Someone wrote an article complaining about hearing the Rolling Stones' hit: "Under My Thumb" playing on the Muzak-type service pumping music through tiny tinny speakers as she shopped for groceries in NYC recently. Now, that got me to thinking: since so many people like to be offended nowadays, and so many hit songs sing about women in an objectifying manner, should stores now record cover versions of these songs, but with new, feminist lyrics, so that classic music fans can hear the music, but so no-one will be offended by the lyrical content? (<Aside from them not being the original lyrics, that is.)
Here's an example, to the tune of "Cherry Pie", by Warrant (the most sexist song I could think of off-hand):
She's my Ph.D.,
Her intelligence makes me so happy,
She blows my mind with her thought capacity,
Smart Ph.D.!
(And, naturally, the music video of this song would have women in white lab coats making miniaturized men run through mazes and such like lab rats.)

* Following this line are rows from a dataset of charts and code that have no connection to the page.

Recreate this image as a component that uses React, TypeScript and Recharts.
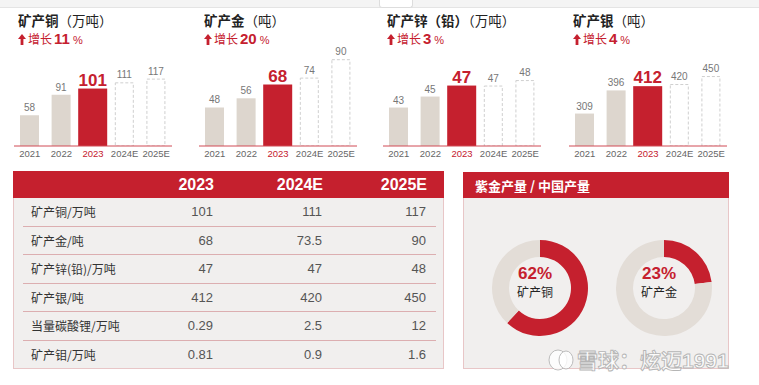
import React from 'react';
import { BarChart, Bar, XAxis, YAxis, LabelList, PieChart, Pie, Cell } from 'recharts';

const RED = '#c5202e';
const BEIGE = '#ddd6ce';
const DONUT_GRAY = '#e3ddd7';
const FONT = "'Liberation Sans', 'Noto Sans CJK SC', sans-serif";
const CJK = "'Noto Sans CJK SC', sans-serif";

// top bar charts
const years = ['2021', '2022', '2023', '2024E', '2025E'];
const copper = [58, 91, 101, 111, 117];
const gold = [48, 56, 68, 74, 90];
const zinc = [43, 45, 47, 47, 48];
const silver = [309, 396, 412, 420, 450];

const panelTitles = ['矿产铜', '矿产金', '矿产锌（铅）', '矿产银'];
const panelUnits = ['（万吨）', '（吨）', '（万吨）', '（吨）'];
const growth = [11, 20, 3, 4];

// table
const tableCols = ['2023', '2024E', '2025E'];
const tableRows = ['矿产铜/万吨', '矿产金/吨', '矿产锌(铅)/万吨', '矿产银/吨', '当量碳酸锂/万吨', '矿产钼/万吨'];
const values2023 = ['101', '68', '47', '412', '0.29', '0.81'];
const values2024 = ['111', '73.5', '47', '420', '2.5', '0.9'];
const values2025 = ['117', '90', '48', '450', '12', '1.6'];

// share of China's output
const shareNames = ['矿产铜', '矿产金'];
const shareValues = [62, 23];

const panels = [
  { series: copper, domain: [8.5, 169.5], left: 14, titleLeft: 18 },
  { series: gold, domain: [14.5, 101.5], left: 199, titleLeft: 204 },
  { series: zinc, domain: [36, 54.2], left: 383, titleLeft: 387 },
  { series: silver, domain: [187, 563], left: 569, titleLeft: 573 },
];

const BarShape = (props: any) => {
  const { x, y, width, height, index } = props;
  if (index === 2) return <rect x={x - 5} y={y} width={width + 10} height={height} fill={RED} />;
  if (index > 2)
    return (
      <rect x={x + 0.5} y={y + 0.5} width={width - 1} height={height - 0.5} fill="#fff" stroke="#cfcfcf" strokeDasharray="3 2" />
    );
  return <rect x={x} y={y} width={width} height={height} fill={BEIGE} />;
};

const ValueLabel = (props: any) => {
  const { x, y, width, value, index } = props;
  const hi = index === 2;
  return (
    <text
      x={x + width / 2}
      y={y - (hi ? 3 : 4)}
      textAnchor="middle"
      fontFamily={FONT}
      fontSize={hi ? 17 : 10}
      fontWeight={hi ? 700 : 400}
      fill={hi ? RED : '#777'}
    >
      {value}
    </text>
  );
};

const YearTick = (props: any) => {
  const { x, y, payload } = props;
  const hi = payload.value === '2023';
  return (
    <text x={x} y={y + 11} textAnchor="middle" fontSize={9.5} fill={hi ? RED : '#666'} fontFamily={FONT}>
      {payload.value}
    </text>
  );
};

const Arrow = () => (
  <svg width={8} height={11} style={{ marginRight: 2, verticalAlign: -1 }}>
    <polygon points="4,0 8,5 0,5" fill={RED} />
    <rect x={2.6} y={4} width={2.8} height={7} fill={RED} />
  </svg>
);

function MiniChart({ i }: { i: number }) {
  const p = panels[i];
  const data = years.map((year, k) => ({ year, value: p.series[k] }));
  return (
    <>
      <div style={{ position: 'absolute', left: p.titleLeft, top: 11, lineHeight: '18px', fontFamily: CJK, fontSize: 13.5, color: '#222', whiteSpace: 'nowrap' }}>
        <span style={{ fontWeight: 700 }}>{panelTitles[i]}</span>
        <span>{panelUnits[i]}</span>
      </div>
      <div style={{ position: 'absolute', left: p.titleLeft, top: 30, lineHeight: '18px', color: RED, whiteSpace: 'nowrap' }}>
        <Arrow />
        <span style={{ fontFamily: CJK, fontSize: 12 }}>增长</span>
        <span style={{ fontFamily: FONT, fontSize: 15, fontWeight: 700, marginLeft: 2 }}>{growth[i]}</span>
        <span style={{ fontFamily: FONT, fontSize: 11, marginLeft: 3 }}>%</span>
      </div>
      <div style={{ position: 'absolute', left: p.left, top: 46 }}>
        <BarChart width={158} height={114} data={data} margin={{ top: 0, right: 0, bottom: 0, left: 0 }}>
          <XAxis
            dataKey="year"
            interval={0}
            height={14}
            tickSize={0}
            tickMargin={0}
            tickLine={false}
            axisLine={{ stroke: '#d04a55', strokeWidth: 1 }}
            tick={<YearTick />}
          />
          <YAxis hide domain={p.domain as [number, number]} allowDataOverflow />
          <Bar dataKey="value" barSize={19} shape={<BarShape />} isAnimationActive={false}>
            <LabelList dataKey="value" content={<ValueLabel />} />
          </Bar>
        </BarChart>
      </div>
    </>
  );
}

function DataTable() {
  const colRight = [201, 310, 414];
  const cols = [values2023, values2024, values2025];
  const rowH = 28.5;
  return (
    <div style={{ position: 'absolute', left: 13, top: 171, width: 431, height: 198 }}>
      <div style={{ position: 'absolute', left: 0, top: 0, width: 431, height: 27, background: RED }}>
        {tableCols.map((c, k) => (
          <div key={c} style={{ position: 'absolute', right: 431 - colRight[k], top: 0, lineHeight: '28px', color: '#fff', fontFamily: FONT, fontSize: 16, fontWeight: 700 }}>
            {c}
          </div>
        ))}
      </div>
      <div style={{ position: 'absolute', left: 0, top: 27, width: 429, height: 170, background: '#f1efee', border: '1px solid #e8c6c7', borderTop: 'none' }}>
        {tableRows.map((r, j) => (
          <div key={r} style={{ position: 'absolute', left: 0, top: j * rowH, width: 429, height: rowH }}>
            <div style={{ position: 'absolute', left: 17, top: 0, lineHeight: rowH + 'px', fontFamily: CJK, fontSize: 12, color: '#333' }}>{r}</div>
            {cols.map((col, k) => (
              <div key={k} style={{ position: 'absolute', right: 431 - colRight[k], top: 0, lineHeight: rowH + 'px', fontFamily: FONT, fontSize: 13, color: '#555' }}>
                {col[j]}
              </div>
            ))}
            {j < tableRows.length - 1 && (
              <div style={{ position: 'absolute', left: 9, right: 7, bottom: 0, height: 1, background: '#dcaeb0' }} />
            )}
          </div>
        ))}
      </div>
    </div>
  );
}

function SharePanel() {
  const centers = [72, 196];
  return (
    <>
      <div style={{ position: 'absolute', left: 463, top: 172, width: 266, height: 26, background: RED }}>
        <div style={{ position: 'absolute', left: 12, top: 0, lineHeight: '27px', color: '#fff', fontFamily: CJK, fontSize: 13, fontWeight: 700, whiteSpace: 'nowrap' }}>
          紫金产量 / 中国产量
        </div>
      </div>
      <div style={{ position: 'absolute', left: 463, top: 198, width: 264, height: 170, background: '#f1efee', border: '1px solid #e8c6c7', borderTop: 'none' }} />
      <div style={{ position: 'absolute', left: 463, top: 198 }}>
        <PieChart width={266} height={171}>
          {shareValues.map((v, k) => (
            <Pie
              key={k}
              data={[
                { name: shareNames[k], value: v },
                { name: '其他', value: 100 - v },
              ]}
              dataKey="value"
              cx={centers[k]}
              cy={85}
              innerRadius={31}
              outerRadius={48}
              startAngle={90}
              endAngle={-270}
              stroke="none"
              isAnimationActive={false}
            >
              <Cell fill={RED} />
              <Cell fill={DONUT_GRAY} />
            </Pie>
          ))}
        </PieChart>
      </div>
      {shareValues.map((v, k) => (
        <React.Fragment key={k}>
          <div style={{ position: 'absolute', left: 463 + centers[k] - 40, top: 264, width: 80, textAlign: 'center', lineHeight: '20px', color: RED, fontFamily: FONT, fontSize: 17, fontWeight: 700 }}>
            {v}%
          </div>
          <div style={{ position: 'absolute', left: 463 + centers[k] - 40, top: 284, width: 80, textAlign: 'center', lineHeight: '16px', color: '#222', fontFamily: CJK, fontSize: 12 }}>
            {shareNames[k]}
          </div>
        </React.Fragment>
      ))}
    </>
  );
}

export default function App() {
  return (
    <div style={{ position: 'absolute', left: 0, top: 0, width: 759, height: 385, background: '#fff', overflow: 'hidden' }}>
      <div style={{ position: 'absolute', left: 0, top: 0, width: 759, height: 7, background: '#f4f4f4', borderBottom: '1px solid #e4e4e4' }} />
      <div style={{ position: 'absolute', left: 379, top: 0, width: 32, height: 7, background: '#fff', border: '1px solid #ddd', borderTop: 'none', borderRadius: '0 0 3px 3px' }} />
      {panels.map((_, i) => (
        <MiniChart key={i} i={i} />
      ))}
      <DataTable />
      <SharePanel />
      <svg width={759} height={385} style={{ position: 'absolute', left: 0, top: 0, pointerEvents: 'none' }}>
        <g fill="rgba(255,255,255,0.8)" stroke="#b5b5b5" strokeWidth={0.9}>
          <ellipse cx={558} cy={360} rx={9} ry={10} />
          <ellipse cx={566} cy={360} rx={7} ry={9} />
        </g>
        <text x={577} y={368} fontFamily={FONT} fontSize={21} fontWeight={700} fill="rgba(255,255,255,0.8)" stroke="#b5b5b5" strokeWidth={0.9}>
          雪球：炫迈1991
        </text>
      </svg>
    </div>
  );
}
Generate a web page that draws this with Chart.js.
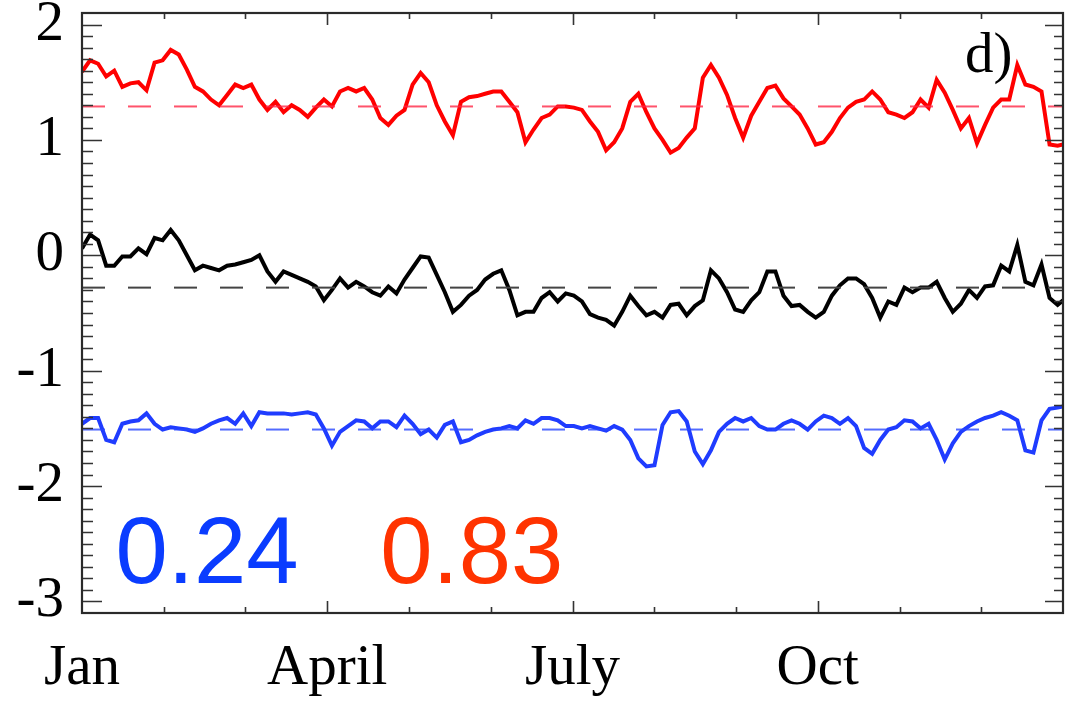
<!DOCTYPE html>
<html>
<head>
<meta charset="utf-8">
<script src="https://cdn.jsdelivr.net/npm/chart.js@4/dist/chart.umd.min.js"></script>
<style>
html,body{margin:0;padding:0;background:#fff;}
#c{display:block;}
</style>
</head>
<body>
<canvas id="c" width="1081" height="707"></canvas>
<script>
// ---- data (day of year) ----
const days = [0,3,6,9,12,15,18,21,24,27,
30,33,36,39,42,45,48,51,54,57,
60,63,66,69,72,75,78,81,84,87,
90,93,96,99,102,105,108,111,114,117,
120,123,126,129,132,135,138,141,144,147,
150,153,156,159,162,165,168,171,174,177,
180,183,186,189,192,195,198,201,204,207,
210,213,216,219,222,225,228,231,234,237,
240,243,246,249,252,255,258,261,264,267,
270,273,276,279,282,285,288,291,294,297,
300,303,306,309,312,315,318,321,324,327,
330,333,336,339,342,345,348,351,354,357,
360,363,365];

const redSeries = [1.59,1.69,1.66,1.55,1.60,1.46,1.49,1.50,1.43,1.67,
1.69,1.78,1.74,1.61,1.46,1.42,1.35,1.30,1.39,1.48,
1.45,1.48,1.35,1.26,1.33,1.24,1.30,1.26,1.20,1.28,
1.35,1.29,1.42,1.45,1.42,1.45,1.35,1.19,1.13,1.21,
1.26,1.48,1.58,1.50,1.30,1.16,1.04,1.33,1.37,1.38,
1.40,1.42,1.42,1.33,1.24,0.98,1.09,1.19,1.22,1.29,
1.29,1.28,1.26,1.16,1.07,0.91,0.98,1.10,1.33,1.40,
1.24,1.10,1.00,0.89,0.93,1.02,1.10,1.54,1.65,1.54,
1.39,1.19,1.02,1.21,1.33,1.45,1.47,1.36,1.29,1.22,
1.10,0.96,0.98,1.07,1.19,1.28,1.33,1.35,1.42,1.35,
1.24,1.22,1.19,1.24,1.35,1.28,1.52,1.41,1.26,1.10,
1.19,0.97,1.13,1.28,1.35,1.35,1.65,1.48,1.46,1.42,
0.96,0.95,0.96];

const blackSeries = [0.06,0.18,0.13,-0.09,-0.09,-0.01,-0.01,0.06,0.01,0.15,
0.13,0.22,0.13,0.00,-0.13,-0.09,-0.11,-0.13,-0.09,-0.08,
-0.06,-0.04,0.00,-0.14,-0.23,-0.14,-0.17,-0.20,-0.23,-0.27,
-0.39,-0.30,-0.20,-0.28,-0.23,-0.27,-0.32,-0.35,-0.27,-0.33,
-0.21,-0.11,-0.01,-0.02,-0.17,-0.32,-0.49,-0.43,-0.35,-0.30,
-0.21,-0.16,-0.13,-0.30,-0.52,-0.49,-0.49,-0.37,-0.32,-0.40,
-0.33,-0.35,-0.40,-0.51,-0.54,-0.56,-0.61,-0.49,-0.35,-0.44,
-0.52,-0.49,-0.54,-0.43,-0.42,-0.52,-0.44,-0.39,-0.13,-0.20,
-0.32,-0.47,-0.49,-0.39,-0.32,-0.14,-0.14,-0.35,-0.44,-0.43,
-0.49,-0.54,-0.49,-0.35,-0.26,-0.20,-0.20,-0.25,-0.37,-0.54,
-0.40,-0.43,-0.28,-0.32,-0.28,-0.28,-0.23,-0.37,-0.49,-0.42,
-0.30,-0.37,-0.27,-0.26,-0.09,-0.14,0.09,-0.23,-0.26,-0.08,
-0.37,-0.43,-0.39];

const blueSeries = [-1.46,-1.41,-1.41,-1.60,-1.62,-1.46,-1.44,-1.43,-1.37,-1.46,
-1.51,-1.49,-1.50,-1.51,-1.53,-1.50,-1.46,-1.43,-1.41,-1.46,
-1.37,-1.48,-1.36,-1.37,-1.37,-1.37,-1.38,-1.37,-1.36,-1.38,
-1.50,-1.65,-1.53,-1.48,-1.43,-1.44,-1.50,-1.44,-1.44,-1.49,
-1.39,-1.46,-1.55,-1.51,-1.58,-1.47,-1.44,-1.62,-1.60,-1.56,
-1.53,-1.51,-1.50,-1.48,-1.50,-1.43,-1.46,-1.41,-1.41,-1.43,
-1.48,-1.48,-1.50,-1.48,-1.50,-1.52,-1.48,-1.51,-1.60,-1.76,
-1.83,-1.82,-1.47,-1.36,-1.35,-1.44,-1.70,-1.81,-1.69,-1.53,
-1.46,-1.41,-1.44,-1.41,-1.48,-1.51,-1.51,-1.46,-1.43,-1.46,
-1.51,-1.44,-1.39,-1.41,-1.46,-1.41,-1.48,-1.67,-1.72,-1.60,
-1.51,-1.49,-1.43,-1.44,-1.50,-1.46,-1.60,-1.77,-1.63,-1.53,
-1.48,-1.44,-1.41,-1.39,-1.36,-1.39,-1.43,-1.69,-1.71,-1.43,
-1.33,-1.32,-1.31];

const meanRed = 1.29;
const meanBlack = -0.28;
const meanBlue = -1.51;

const monthStarts = [0,30.42,60.83,91.25,121.67,152.08,182.5,212.92,243.33,273.75,304.17,334.58,365];
const monthLabels = ['Jan','','','April','','','July','','','Oct','','',''];
const yTickValues = [-3,-2,-1,0,1,2];
const corrTexts = ['0.24','0.83'];
const panelLabel = 'd)';

// ---- drawing ----
const serif = "'Liberation Serif','Times New Roman',serif";
const sans = "'Liberation Sans',Arial,sans-serif";

function series(vals){ return days.map((d,i)=>({x:d,y:vals[i]})); }
function flat(v){ return [{x:days[0],y:v},{x:days[days.length-1],y:v}]; }

const decor = {
  id:'decor',
  afterDraw(chart){
    const ctx = chart.ctx;
    const {left,right,top,bottom} = chart.chartArea;
    const xs = chart.scales.x, ys = chart.scales.y;
    ctx.save();
    ctx.strokeStyle = '#333';
    ctx.lineWidth = 1.6;
    ctx.beginPath();
    for(let i=-30;i<=20;i++){
      const py = Math.round(ys.getPixelForValue(i/10))+0.5;
      const major = (i%10===0);
      ctx.moveTo(left,py); ctx.lineTo(left+(major?20:11),py);
      ctx.moveTo(right,py); ctx.lineTo(right-(major?18:9),py);
    }
    for(let m=1;m<monthStarts.length-1;m++){
      const px = Math.round(xs.getPixelForValue(monthStarts[m]))+0.5;
      const major = (m%3===0);
      ctx.moveTo(px,bottom); ctx.lineTo(px,bottom-(major?12:6));
      ctx.moveTo(px,top); ctx.lineTo(px,top+(major?12:6));
    }
    ctx.stroke();
    ctx.lineWidth = 2.2;
    ctx.strokeStyle = '#2a2a2a';
    ctx.strokeRect(left,top,right-left,bottom-top);
    // texts
    ctx.textBaseline = 'alphabetic';
    ctx.textAlign = 'left';
    ctx.font = '94px ' + sans;
    ctx.fillStyle = '#0a3cff';
    ctx.fillText(corrTexts[0], xs.getPixelForValue(12.5), ys.getPixelForValue(-2.84));
    ctx.fillStyle = '#ff3300';
    ctx.fillText(corrTexts[1], xs.getPixelForValue(111), ys.getPixelForValue(-2.84));
    ctx.font = '57px ' + serif;
    ctx.fillStyle = '#000';
    ctx.fillText(panelLabel, xs.getPixelForValue(328.5), ys.getPixelForValue(1.59));
    ctx.restore();
  }
};

new Chart(document.getElementById('c'), {
  type:'line',
  data:{
    datasets:[
      {data:flat(meanRed), borderColor:'rgba(255,40,70,0.8)', borderWidth:2, borderDash:[23,23], pointRadius:0},
      {data:flat(meanBlack), borderColor:'#444', borderWidth:2, borderDash:[23,23], pointRadius:0},
      {data:flat(meanBlue), borderColor:'rgba(40,70,255,0.8)', borderWidth:2, borderDash:[23,23], pointRadius:0},
      {data:series(redSeries), borderColor:'#ff0000', borderWidth:4, pointRadius:0, tension:0},
      {data:series(blackSeries), borderColor:'#000000', borderWidth:4, pointRadius:0, tension:0},
      {data:series(blueSeries), borderColor:'#1f3cff', borderWidth:4, pointRadius:0, tension:0}
    ]
  },
  options:{
    responsive:false,
    animation:false,
    events:[],
    layout:{padding:{top:13,right:18,left:0,bottom:0}},
    plugins:{legend:{display:false}, tooltip:{enabled:false}},
    scales:{
      x:{
        type:'linear', min:0, max:365,
        afterBuildTicks:(ax)=>{ ax.ticks = monthStarts.map(v=>({value:v})); },
        afterFit:(s)=>{ s.height = 94; s.paddingLeft = 0; s.paddingRight = 0; },
        grid:{display:false, drawTicks:false},
        border:{display:false},
        ticks:{
          autoSkip:false, maxRotation:0, minRotation:0,
          padding:22, color:'#000',
          font:{family:serif, size:57},
          callback:(v,i)=>monthLabels[i]
        }
      },
      y:{
        type:'linear', min:-3.1, max:2.1,
        afterBuildTicks:(ax)=>{ ax.ticks = yTickValues.map(v=>({value:v})); },
        afterFit:(s)=>{ s.width = 82; s.paddingTop = 0; s.paddingBottom = 0; },
        grid:{display:false, drawTicks:false},
        border:{display:false},
        ticks:{
          padding:18, color:'#000',
          font:{family:serif, size:57},
          callback:(v)=>String(v)
        }
      }
    }
  },
  plugins:[decor]
});
</script>
</body>
</html>
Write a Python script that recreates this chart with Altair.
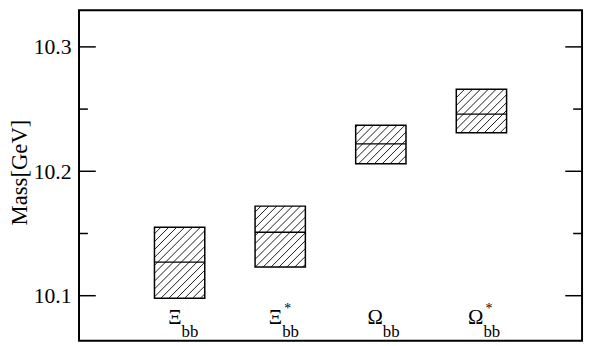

Would this make the author of the article I referenced happy? Because I'm pretty good at re-lyricking songs. Maybe it's a goldmine growth industry!
BTW: This is "Cherry Pie", by Warrant:
https://www.youtube.com/watch?v=OjyZKfdwlng
Of course, they could make the lyrics to all the songs be about the food they sell instead. And so, "Under My Thumb" could become "Succulent Plumbs", like so (to the tune of "Under My Thumb", by the Rolling Stones):
Succulent Plumbs,
The fruit that we sell in our third aisle,
They're succulent plumbs,
Their smooth sweet taste will make you all smile,
They're so yummy!
Instead of talk you could just bite down on a plumb and wowee!
The taste is yum, they're succulent plumbs!
(Sorry, it's the first food I could think of that rhymes with "thumb".)